How many of you have bought shares in a company which have benefitted from the EIS scheme? Now how many of you have bought further “follow on” shares in that company, EIS or otherwise? Not many is the answer and there are a couple of reasons for that.
First of all, EIS investors tend to view those investments as long term punts that give them a nice tax break in year one with other lovely tax benefits in the event that the company provides a decent return on equity. If it all goes to pot, which most EIS investors realise is a significant possibility, at least they only had 38.5p in the Pound at stake, so all is not lost.
For that reason, most EIS investors like to take a portfolio approach and not have too much concentrated in a single company. That way, the chances of the finding the company which gives them a 100x return (or even the 1,000x return if they are really lucky) is increased. When investors are asked to put further capital into an existing EIS investment, therefore, they are generally reluctant to do so and use up their “pot” for investing in that financial year.
Secondly, founders do not want to give away too much of the equity in their business too soon, and particularly not to EIS “angels” who will not necessarily add as much value as a larger institutional investor.
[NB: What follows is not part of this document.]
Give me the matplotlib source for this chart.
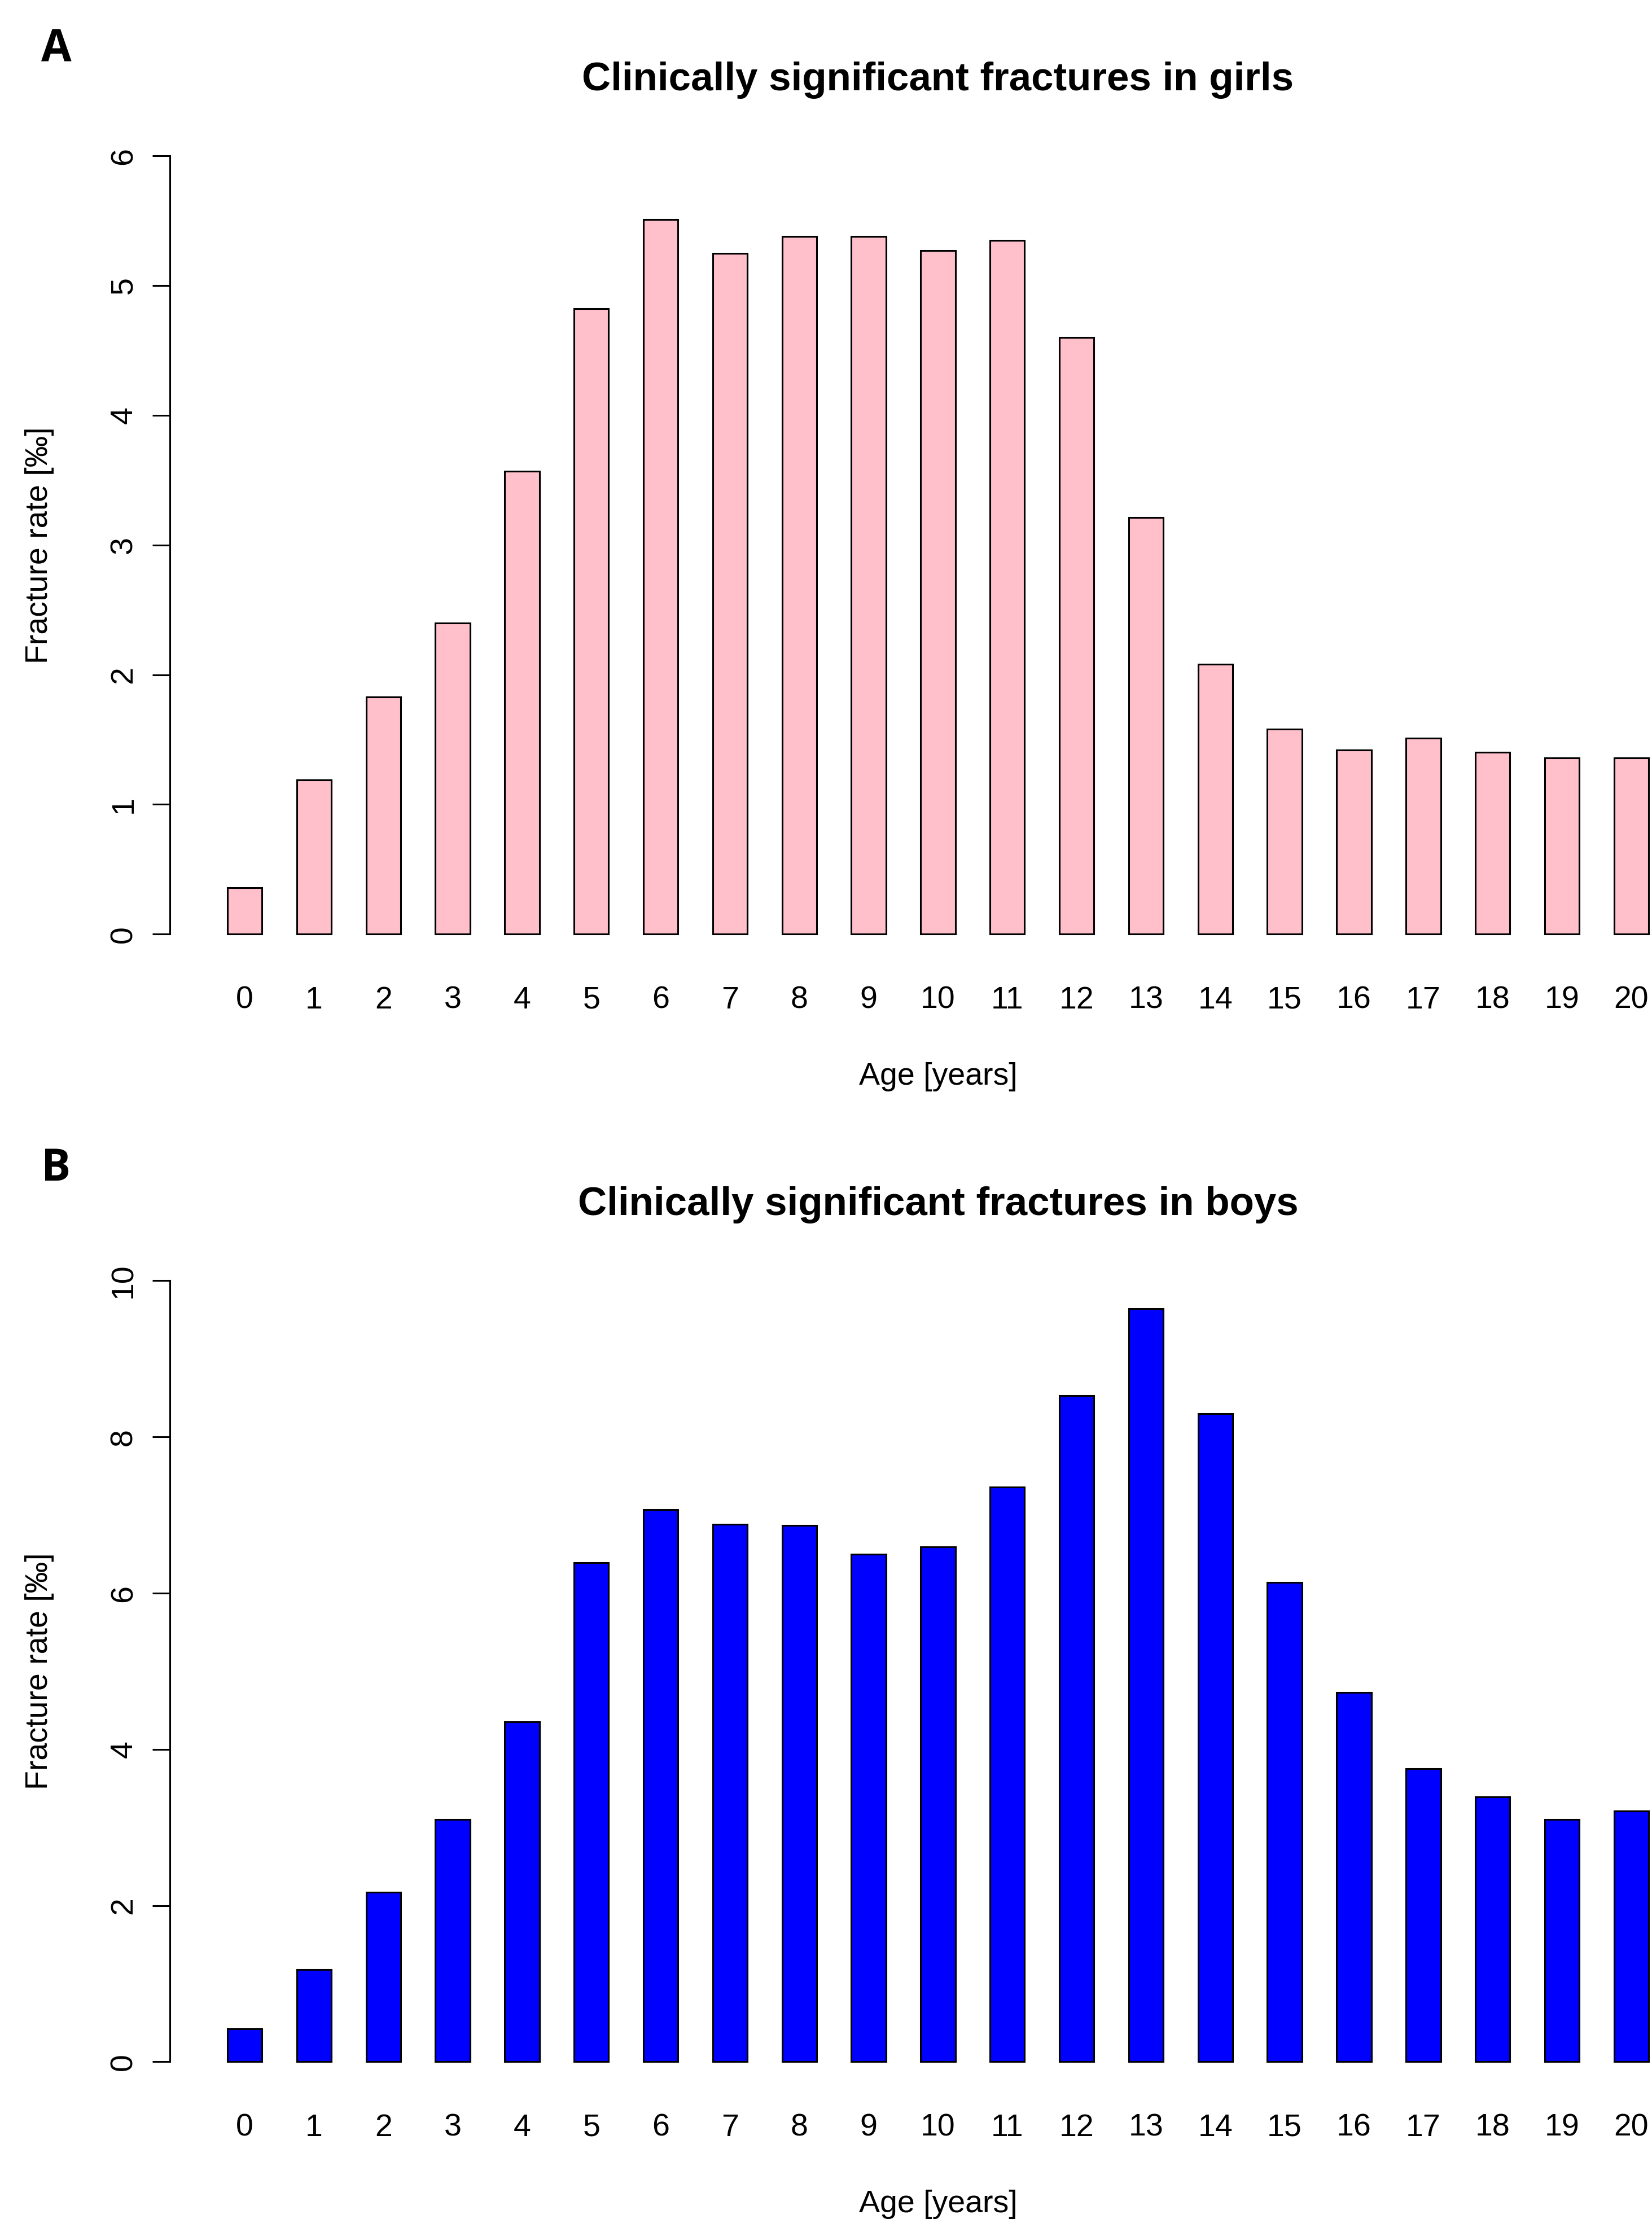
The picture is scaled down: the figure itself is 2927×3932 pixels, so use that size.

Also, founders recognise that the share valuation at a Series A raise will be significantly higher than if they have to do a bridge round (not to mention the legal and introduction fees that it will be charged for that round).
These factors mean that there is often a cash crunch for early stage companies in the run up to their Series A rounds, a time when it is imperative that the company’s story remains coherent and persuasive to institutional investors at they strive to achieve the necessary KPIs. A cash squeeze at a critical time in Series A negotiations can mean the difference between a great valuation or a weak one for existing shareholders, or even a failure to raise funds altogether.
While acknowledging that each case is different, we think that the cost of a bridge round of equity can be anything from 100-300% of the money raised, often for a very short period of time. To give an example, we know of one company which issued £300,000 of shares to existing angel investors to bridge itself to Series A following which those shares were worth £900,000. To put the equivalent debt into perspective, a loan for the same period would have cost 12-15%, including arrangement fees.
Why do companies and their directors make these seemingly irrational decisions? Probably it is a combination of factors but the main ones are lack of information and transparency regarding the available options, pressures from significant shareholders who are aware of this arbitrage and wish to profit from it at the expense of founders and smaller shareholders, and the time pressure and stress that a large fund raise puts on management. These all lead companies to take the “easy” route, at significant cost to the shareholders who do not/cannot participate in the share issue.
What we are trying to do is encourage companies to consider the true cost of raising equity, and compare that against bridging debt products like those offered by Finstock Capital which we feel offer better value for companies and their shareholders.